Tangents aside, Daisey counterpoints the bit about McDonald’s by revisiting the territory of If You See Something, Say Something, citing a recently declassified report about a near-catastrophic Air Force accident with two fully operational hydrogen bombs in the 60’s.  According to the new report, the utter annihilation of the East Coast was only averted by sheer luck.  The original report, however, was spun into a tall tale of how thorough our security protocols were at the time.  Daisey’s point, made most potently in the quote above, is in the way we humans are able to simply not know about the things we don’t want to know about, whether it is the fish bones in McDonald’s ice cream or the human bones on which our Department of Defense was built.
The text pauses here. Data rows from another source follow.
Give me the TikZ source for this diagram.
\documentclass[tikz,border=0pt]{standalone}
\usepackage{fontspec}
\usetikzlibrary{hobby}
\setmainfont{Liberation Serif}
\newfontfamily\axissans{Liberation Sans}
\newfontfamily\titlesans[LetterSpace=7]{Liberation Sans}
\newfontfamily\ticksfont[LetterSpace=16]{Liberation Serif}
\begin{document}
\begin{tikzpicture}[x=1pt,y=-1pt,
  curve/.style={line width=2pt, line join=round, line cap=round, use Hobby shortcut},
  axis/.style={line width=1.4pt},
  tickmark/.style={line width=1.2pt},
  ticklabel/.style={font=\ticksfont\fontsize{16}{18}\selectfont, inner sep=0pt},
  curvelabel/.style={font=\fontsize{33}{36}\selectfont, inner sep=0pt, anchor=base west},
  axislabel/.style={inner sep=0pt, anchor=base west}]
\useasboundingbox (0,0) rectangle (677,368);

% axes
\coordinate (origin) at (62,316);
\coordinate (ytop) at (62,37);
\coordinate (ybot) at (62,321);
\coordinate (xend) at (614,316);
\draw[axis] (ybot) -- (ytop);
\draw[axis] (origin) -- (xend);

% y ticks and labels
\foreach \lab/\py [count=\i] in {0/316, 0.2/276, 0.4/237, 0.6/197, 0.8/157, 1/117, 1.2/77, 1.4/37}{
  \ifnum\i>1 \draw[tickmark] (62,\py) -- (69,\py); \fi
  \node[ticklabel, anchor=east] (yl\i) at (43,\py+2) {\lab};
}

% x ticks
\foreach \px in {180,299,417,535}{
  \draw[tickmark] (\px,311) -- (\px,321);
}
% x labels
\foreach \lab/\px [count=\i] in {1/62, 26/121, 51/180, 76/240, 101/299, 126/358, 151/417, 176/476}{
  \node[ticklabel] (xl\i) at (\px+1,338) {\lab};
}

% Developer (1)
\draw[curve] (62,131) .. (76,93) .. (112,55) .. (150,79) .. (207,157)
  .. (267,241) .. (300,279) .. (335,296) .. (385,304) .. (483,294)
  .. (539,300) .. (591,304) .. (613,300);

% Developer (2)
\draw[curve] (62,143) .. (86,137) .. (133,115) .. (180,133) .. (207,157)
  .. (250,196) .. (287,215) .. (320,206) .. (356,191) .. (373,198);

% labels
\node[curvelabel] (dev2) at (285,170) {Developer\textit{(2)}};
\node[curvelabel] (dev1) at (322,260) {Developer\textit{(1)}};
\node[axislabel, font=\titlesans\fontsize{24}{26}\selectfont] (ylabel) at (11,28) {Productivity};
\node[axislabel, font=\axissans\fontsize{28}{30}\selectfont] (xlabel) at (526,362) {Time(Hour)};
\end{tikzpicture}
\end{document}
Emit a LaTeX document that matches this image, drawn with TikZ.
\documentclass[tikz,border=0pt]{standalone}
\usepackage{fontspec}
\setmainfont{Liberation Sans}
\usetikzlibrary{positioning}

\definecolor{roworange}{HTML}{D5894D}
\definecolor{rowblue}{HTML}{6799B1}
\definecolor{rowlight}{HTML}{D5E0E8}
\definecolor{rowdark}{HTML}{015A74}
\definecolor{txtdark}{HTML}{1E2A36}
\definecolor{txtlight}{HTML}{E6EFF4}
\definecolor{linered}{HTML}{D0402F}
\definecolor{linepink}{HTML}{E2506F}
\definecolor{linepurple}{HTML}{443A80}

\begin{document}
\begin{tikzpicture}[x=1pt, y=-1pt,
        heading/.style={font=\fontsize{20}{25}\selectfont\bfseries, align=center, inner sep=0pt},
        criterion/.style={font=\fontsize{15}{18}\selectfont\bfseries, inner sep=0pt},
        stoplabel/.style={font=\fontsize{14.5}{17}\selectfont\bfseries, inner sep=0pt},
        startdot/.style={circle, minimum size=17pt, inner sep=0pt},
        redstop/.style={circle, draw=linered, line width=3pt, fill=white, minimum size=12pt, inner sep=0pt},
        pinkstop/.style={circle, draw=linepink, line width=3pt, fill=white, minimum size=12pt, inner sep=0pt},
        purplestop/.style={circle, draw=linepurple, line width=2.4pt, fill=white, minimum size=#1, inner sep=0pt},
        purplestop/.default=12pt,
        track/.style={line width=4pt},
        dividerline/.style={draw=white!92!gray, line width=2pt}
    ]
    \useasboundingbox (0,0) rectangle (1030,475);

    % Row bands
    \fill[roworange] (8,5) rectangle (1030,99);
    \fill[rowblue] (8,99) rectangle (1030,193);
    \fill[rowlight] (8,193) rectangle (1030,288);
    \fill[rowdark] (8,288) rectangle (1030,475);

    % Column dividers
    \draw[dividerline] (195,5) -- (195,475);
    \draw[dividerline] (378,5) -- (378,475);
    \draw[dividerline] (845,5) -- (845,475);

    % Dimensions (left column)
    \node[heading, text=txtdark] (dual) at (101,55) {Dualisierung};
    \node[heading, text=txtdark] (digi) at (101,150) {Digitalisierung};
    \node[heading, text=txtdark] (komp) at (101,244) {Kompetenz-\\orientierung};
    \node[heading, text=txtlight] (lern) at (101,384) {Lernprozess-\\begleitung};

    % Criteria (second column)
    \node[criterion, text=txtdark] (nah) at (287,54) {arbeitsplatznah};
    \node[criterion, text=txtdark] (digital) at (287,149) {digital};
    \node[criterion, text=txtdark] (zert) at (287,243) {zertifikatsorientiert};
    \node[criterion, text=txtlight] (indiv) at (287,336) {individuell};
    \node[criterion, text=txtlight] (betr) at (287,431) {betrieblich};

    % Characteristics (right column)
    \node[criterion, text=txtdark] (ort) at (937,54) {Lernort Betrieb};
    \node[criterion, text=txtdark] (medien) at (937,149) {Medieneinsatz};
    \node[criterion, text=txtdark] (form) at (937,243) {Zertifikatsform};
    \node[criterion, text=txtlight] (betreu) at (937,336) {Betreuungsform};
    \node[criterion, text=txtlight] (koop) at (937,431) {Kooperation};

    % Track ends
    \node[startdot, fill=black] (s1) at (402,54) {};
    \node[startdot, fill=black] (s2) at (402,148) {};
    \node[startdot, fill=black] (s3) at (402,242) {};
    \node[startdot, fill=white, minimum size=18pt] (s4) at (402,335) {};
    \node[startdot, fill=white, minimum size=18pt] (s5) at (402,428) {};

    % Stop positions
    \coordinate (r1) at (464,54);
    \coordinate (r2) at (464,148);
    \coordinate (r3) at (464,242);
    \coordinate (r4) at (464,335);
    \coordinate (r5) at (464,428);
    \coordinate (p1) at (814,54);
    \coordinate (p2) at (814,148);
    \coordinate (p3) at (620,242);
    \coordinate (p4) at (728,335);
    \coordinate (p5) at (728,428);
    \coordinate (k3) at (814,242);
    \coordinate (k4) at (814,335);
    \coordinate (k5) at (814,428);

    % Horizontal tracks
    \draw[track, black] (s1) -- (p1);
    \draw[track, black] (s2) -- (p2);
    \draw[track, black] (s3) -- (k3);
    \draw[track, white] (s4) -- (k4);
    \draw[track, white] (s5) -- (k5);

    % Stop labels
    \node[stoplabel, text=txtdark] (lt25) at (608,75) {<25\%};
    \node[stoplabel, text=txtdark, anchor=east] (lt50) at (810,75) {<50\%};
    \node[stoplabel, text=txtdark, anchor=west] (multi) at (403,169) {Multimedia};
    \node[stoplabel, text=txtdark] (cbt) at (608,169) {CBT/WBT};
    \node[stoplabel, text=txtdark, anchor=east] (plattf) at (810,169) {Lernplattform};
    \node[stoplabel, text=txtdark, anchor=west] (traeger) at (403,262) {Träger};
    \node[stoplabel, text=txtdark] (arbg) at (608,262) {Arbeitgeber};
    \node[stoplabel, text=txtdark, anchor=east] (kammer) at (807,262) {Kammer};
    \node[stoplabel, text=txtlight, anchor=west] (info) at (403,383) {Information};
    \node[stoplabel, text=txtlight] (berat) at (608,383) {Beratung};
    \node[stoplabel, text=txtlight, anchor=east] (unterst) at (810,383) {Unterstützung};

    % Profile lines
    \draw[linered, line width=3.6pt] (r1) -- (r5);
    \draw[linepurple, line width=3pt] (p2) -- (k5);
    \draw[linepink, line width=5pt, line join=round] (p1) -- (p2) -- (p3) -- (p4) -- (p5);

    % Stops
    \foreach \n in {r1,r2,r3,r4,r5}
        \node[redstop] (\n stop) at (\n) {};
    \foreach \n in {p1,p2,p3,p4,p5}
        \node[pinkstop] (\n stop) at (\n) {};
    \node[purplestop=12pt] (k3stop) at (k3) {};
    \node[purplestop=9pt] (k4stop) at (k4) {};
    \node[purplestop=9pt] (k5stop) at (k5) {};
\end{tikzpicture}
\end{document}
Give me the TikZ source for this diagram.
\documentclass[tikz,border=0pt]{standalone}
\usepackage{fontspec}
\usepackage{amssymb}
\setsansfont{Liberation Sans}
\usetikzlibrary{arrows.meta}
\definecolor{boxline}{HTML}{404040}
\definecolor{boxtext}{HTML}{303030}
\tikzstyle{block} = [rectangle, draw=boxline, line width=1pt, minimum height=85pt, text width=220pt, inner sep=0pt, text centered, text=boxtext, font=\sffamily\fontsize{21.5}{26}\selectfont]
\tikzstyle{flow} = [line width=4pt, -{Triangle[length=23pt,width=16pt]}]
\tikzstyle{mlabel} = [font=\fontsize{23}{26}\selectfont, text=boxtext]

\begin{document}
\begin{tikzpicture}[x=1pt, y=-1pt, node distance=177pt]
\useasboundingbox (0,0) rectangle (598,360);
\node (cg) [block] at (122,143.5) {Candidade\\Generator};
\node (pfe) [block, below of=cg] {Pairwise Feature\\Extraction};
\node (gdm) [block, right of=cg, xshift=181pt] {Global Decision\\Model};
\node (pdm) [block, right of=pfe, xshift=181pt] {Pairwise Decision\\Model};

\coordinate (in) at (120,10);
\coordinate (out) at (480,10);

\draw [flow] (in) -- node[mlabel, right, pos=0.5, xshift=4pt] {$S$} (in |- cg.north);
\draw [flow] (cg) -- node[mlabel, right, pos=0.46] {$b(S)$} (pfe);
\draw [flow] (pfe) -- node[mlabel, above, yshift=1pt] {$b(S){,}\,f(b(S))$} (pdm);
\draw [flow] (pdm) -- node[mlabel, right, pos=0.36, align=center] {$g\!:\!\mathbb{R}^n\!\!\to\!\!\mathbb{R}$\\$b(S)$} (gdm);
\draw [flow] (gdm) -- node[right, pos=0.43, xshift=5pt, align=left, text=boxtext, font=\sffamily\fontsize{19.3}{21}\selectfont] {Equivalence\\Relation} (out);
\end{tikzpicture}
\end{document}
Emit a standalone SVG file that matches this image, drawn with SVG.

It’s also interesting to think of the “Open your eyes” speech above in response to George Soros’ “Close your eyes” speech from the last episode – especially considering that Daisey possesses a mystical all-seeing eye, like Dr. Strange’s Eye of Agamotto, and that Soros, king of the vampires,  is literally eyeless.  The difficult choice of perception – to look or not to look – is a perennial theme in Daiey’s work, and within the context of this 29-part narrative he has mutated it compellingly to serve the fantasy elements of his story.  Douglas Adams, the British humorist and science fiction writer, played with a number of similar concepts about perception or the lack thereof in his book The Long Dark Teatime of the Soul.   In it, ancient gods walk around in the modern world but are simply “filtered out” by everyday folks who can’t deal with being confronted with such a high degree of mysticism.  And so in Adams’ stories, people tell themselves that these things are merely “someone else’s problem” – SEP’s for short – and create a handy fiction to avoid it.

“Tonight is all about fiction,” Daisey says, “Tonight is Luna Park.”

Daisey then picks up with Jack and Mary Jane as they enter Luna Park – a ghostly, old world carnival suspended above the Atlantic Ocean off Coney Island and woven out of moonlight.  The original Luna Park burned down back in the 1940’s, but this one exists now as a kind of shared dream of a bygone era of barkers, impresarios and sideshows.  “It’s the boardwalk writ large,” Daisey says.  And since it is a shared dream, all our ideas of what this period was like filter up into it.  The practical offshoot is that everyone looks straight out of Boardwalk Empire.  “You should have seen this place after The Untouchables,” Jack says, “This is much better, though there are a lot of suspenders.”

The walk through Luna Park includes a lot of delightfully Daiseyian detours, like the folly of Amazon (“Art can’t change everything!  You know what can change everything?  Shopping recommendations!”), Law & Order as a performative ritual (“It’s exactly like Greek Theater is supposed to work!”), and ultimate fate of M. Night Shyamanalan (“That guy needs to pay for what he’s done!”).  And just when you think he’s fired off all of his narrative cylinders, Daisey evokes one of his more spectacular images:  an “illustrated man” at the carnival, covered in tattoos that undulate and move.  On his chest is a tattoo of a female fortune teller, who offers Mary Jane a fanned out deck of cards to choose from.  It’s simple enough, but perfectly suited for Daisey’s grand story of fortune, fiction, and myth.

An epilogue finds Daisey and his wife Jean-Michele about to leap out of a zeppelin – another spectacularly described scenario, where fiction overtakes reality in a different way.  As they are about to embark on a death-defying adventure of fantastical scale, Daisey and Jean-Michele reference The Empire Strikes Back in the final moments.

“I still love you,” Jean-Michele says.

“I know,” says Daisey, and he pushes her out of the airship.